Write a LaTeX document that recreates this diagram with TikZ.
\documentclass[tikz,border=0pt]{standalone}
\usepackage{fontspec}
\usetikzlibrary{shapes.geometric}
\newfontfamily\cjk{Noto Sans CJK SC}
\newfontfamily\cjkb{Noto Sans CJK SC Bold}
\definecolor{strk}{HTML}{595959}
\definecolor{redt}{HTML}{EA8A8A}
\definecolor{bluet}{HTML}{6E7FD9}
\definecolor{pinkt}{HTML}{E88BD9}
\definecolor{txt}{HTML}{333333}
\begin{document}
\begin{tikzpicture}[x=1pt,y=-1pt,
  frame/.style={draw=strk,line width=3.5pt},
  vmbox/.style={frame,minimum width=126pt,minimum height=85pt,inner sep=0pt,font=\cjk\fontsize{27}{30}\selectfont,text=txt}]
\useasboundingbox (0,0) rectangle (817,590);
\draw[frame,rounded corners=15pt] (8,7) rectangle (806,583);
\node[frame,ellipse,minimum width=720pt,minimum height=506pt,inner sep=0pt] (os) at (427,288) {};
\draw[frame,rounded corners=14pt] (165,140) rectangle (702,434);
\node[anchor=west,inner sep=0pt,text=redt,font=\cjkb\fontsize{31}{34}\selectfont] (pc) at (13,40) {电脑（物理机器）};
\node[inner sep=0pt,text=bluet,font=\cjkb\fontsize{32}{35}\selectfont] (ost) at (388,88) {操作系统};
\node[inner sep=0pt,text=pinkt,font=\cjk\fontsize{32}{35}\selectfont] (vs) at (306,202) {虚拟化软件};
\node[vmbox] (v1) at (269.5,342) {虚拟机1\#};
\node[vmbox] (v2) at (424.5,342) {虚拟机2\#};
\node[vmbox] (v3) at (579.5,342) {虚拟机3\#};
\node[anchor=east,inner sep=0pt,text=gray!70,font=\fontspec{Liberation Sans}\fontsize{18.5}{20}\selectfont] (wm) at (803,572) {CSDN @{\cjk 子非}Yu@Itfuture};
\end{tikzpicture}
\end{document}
------
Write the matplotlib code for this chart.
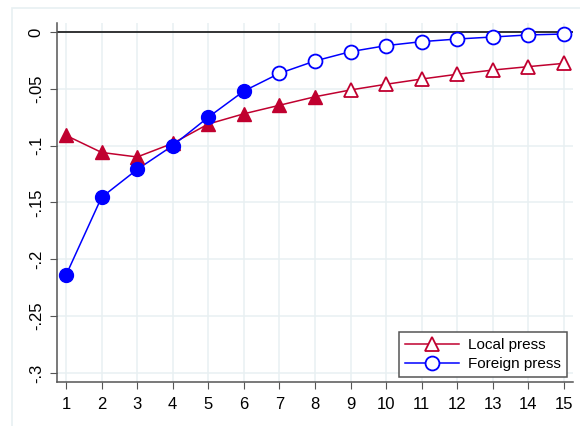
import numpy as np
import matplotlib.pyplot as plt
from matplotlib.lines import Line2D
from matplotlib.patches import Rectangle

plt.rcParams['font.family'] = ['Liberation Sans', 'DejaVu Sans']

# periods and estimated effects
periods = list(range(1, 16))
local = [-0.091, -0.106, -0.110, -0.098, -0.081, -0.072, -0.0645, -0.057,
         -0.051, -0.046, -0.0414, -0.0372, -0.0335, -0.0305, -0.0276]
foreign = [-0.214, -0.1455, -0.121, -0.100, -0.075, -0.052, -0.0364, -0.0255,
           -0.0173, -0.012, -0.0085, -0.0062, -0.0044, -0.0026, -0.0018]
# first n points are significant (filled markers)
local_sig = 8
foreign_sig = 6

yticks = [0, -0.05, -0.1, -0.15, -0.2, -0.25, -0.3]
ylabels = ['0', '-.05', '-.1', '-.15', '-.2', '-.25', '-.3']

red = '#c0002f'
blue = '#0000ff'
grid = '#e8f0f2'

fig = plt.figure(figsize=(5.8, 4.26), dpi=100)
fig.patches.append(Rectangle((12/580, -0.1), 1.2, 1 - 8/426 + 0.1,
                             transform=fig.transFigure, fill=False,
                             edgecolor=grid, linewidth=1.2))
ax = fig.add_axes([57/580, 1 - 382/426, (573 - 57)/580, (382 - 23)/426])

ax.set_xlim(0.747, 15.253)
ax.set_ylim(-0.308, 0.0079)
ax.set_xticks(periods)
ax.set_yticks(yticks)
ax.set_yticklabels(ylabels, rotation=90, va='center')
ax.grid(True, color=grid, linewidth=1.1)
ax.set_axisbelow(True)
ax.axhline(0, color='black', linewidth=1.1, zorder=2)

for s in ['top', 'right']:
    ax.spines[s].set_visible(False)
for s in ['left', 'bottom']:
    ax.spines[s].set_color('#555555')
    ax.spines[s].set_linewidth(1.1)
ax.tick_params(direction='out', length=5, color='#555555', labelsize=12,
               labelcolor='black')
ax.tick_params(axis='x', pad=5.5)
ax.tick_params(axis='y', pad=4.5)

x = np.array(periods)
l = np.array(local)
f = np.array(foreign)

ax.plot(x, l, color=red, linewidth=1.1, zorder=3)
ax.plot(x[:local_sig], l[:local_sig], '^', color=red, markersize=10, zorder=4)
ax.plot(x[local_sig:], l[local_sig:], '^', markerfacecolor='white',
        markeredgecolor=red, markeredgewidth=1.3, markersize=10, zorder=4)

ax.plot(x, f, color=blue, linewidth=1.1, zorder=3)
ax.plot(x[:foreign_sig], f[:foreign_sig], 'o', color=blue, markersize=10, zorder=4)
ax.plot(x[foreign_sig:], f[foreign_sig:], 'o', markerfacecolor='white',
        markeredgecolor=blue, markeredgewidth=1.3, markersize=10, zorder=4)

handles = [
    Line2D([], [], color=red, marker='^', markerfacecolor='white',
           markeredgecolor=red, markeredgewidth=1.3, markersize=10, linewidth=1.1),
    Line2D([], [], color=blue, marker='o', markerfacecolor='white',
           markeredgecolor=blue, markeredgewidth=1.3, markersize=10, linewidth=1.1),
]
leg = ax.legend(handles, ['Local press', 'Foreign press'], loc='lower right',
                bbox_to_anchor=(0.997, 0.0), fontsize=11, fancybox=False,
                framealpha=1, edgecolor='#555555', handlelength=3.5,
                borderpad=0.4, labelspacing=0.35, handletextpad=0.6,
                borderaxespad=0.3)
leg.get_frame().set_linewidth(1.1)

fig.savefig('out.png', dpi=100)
------
> WHAT YOU NEED TO DO
Everything from the line that contains "Write the matplotlib code for this chart." down to the line that contains "plt.rcParams['font.family'] = ['Liberation" should be written out exactly, end lines too, minus the pictures.

> RESULT OF THE TASK
Write the matplotlib code for this chart.
import numpy as np
import matplotlib.pyplot as plt
from matplotlib.lines import Line2D
from matplotlib.patches import Rectangle

plt.rcParams['font.family'] = ['Liberation Sans', 'DejaVu Sans']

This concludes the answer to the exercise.